Ello exige volver a la idea matriz que recorre a los y las especialistas del área: un patrón de desarrollo que, en las actuales circunstancias, asegure prosperidad económica, equidad social y sustentabilidad ecológica. Y el elemento clave es un modelo que se asiente en investigación e innovación en ciencia y tecnología (CyT).
El potencial transformador de la CyT no remite solo al crecimiento y a la productividad, sino que está ligado a la transición hacia una estructura ambientalmente más limpia y, asimismo, a políticas específicas respecto a la igualdad de género.
Un patrón de desarrollo con acento en la ciencia y la tecnología implica recuperar aquello que resumieron en un texto de 1968 Jorge Sábato y Natalio Botana: un triángulo interconectando el Estado, la comunidad científica y la industria. Sábato profundizó el argumento subrayando que la superación de la dependencia descansaba, en gran medida, en la autonomía tecnológica.
Ello significaba diseñar, coordinar y ejecutar una estrategia en la que el rol del Estado es deliberadamente central y la vinculación con la infraestructura científico-tecnológica y el sector productivo es vital. Gobierno, universidad y empresa articulados implica un proyecto integral.
¿Es posible identificar en la Argentina un conjunto de actores públicos y privados que se comprometa en una iniciativa de largo plazo que actualice aquel esquema que ha distinguido el auge paulatino de las grandes y medianas potencias? ¿Persiste un impulso autonomista que pueda conducir políticamente esa iniciativa?

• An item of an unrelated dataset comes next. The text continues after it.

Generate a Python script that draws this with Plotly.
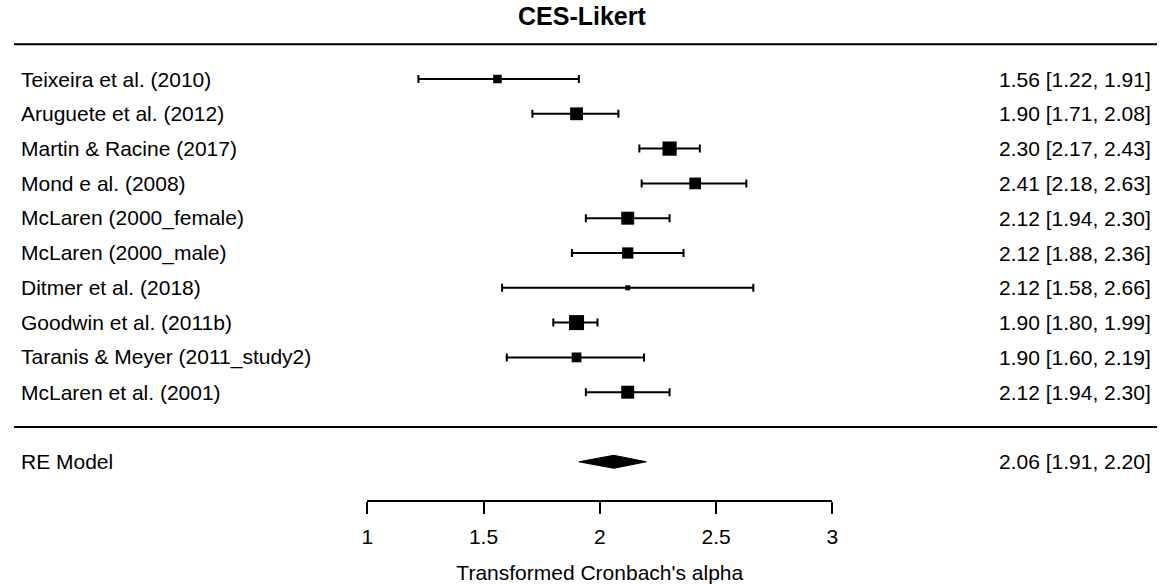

Una mirada de mediano plazo nos revela la envergadura del reto. Según el Banco Mundial, en 1996 la Investigación y Desarrollo (IyD) en Ciencia y Tecnología en la Argentina equivalía al 0.419% del PIB, en 2002 cayó a 0.389%; en 2012 fue 0.635% y en 2018 bajó al 0.494.
De acuerdo con el presupuesto nacional en 2019 ese porcentaje fue del 0.23%; incrementándose a 0.25% en 2020. La ley de 2021 de Financiamiento del Sistema Nacional de Ciencia, Tecnología e Innovación prevé alcanzar el 1% del PIB en 2032.

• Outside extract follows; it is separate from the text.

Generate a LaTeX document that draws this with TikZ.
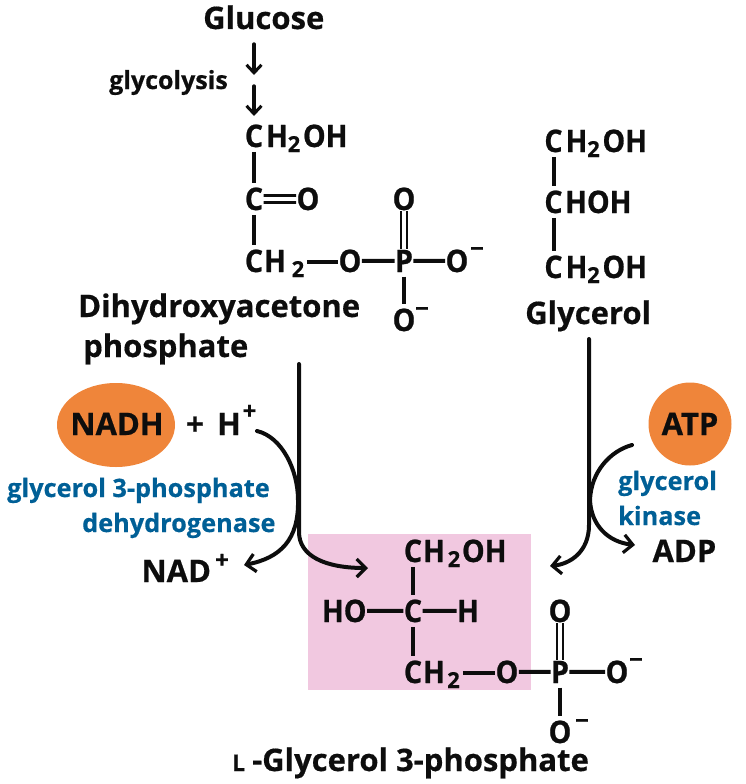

En el índice Global de Innovación de 2021 que publicó la Organización Mundial de Propiedad Intelectual la Argentina se ubicó en el puesto 73. Entre los 100 principales clusters mundiales en CyT no está Argentina, pero si Brasil. Según el informe de UNESCO de 2021 sobre ciencia, en la Argentina los fondos para IyD provienen esencialmente del Estado; en Brasil el compromiso del sector privado es mayor.
En síntesis, nuestras crisis recurrentes y su efecto en el desfinanciamiento y la discontinuidad en el área de CyT, la escasa contribución del sector privado en materia de IyD y la retirada de la burguesía nacional, entre otros, han debilitado aquel triángulo virtuoso.
Si no se establecen las bases y los acuerdos para un relanzamiento de la ciencia y la tecnología el “proyecto autonomizante” argentino se asentará más en el relato que en la realidad. En el cuadro internacional presente y futuro los países que carezcan de autonomía tecnológica serán apenas espectadores de la política mundial.
Juan Gabriel Tokatlian es profesor de Relaciones Internacionales. Vicerrector de la Universidad Torcuato Di Tella.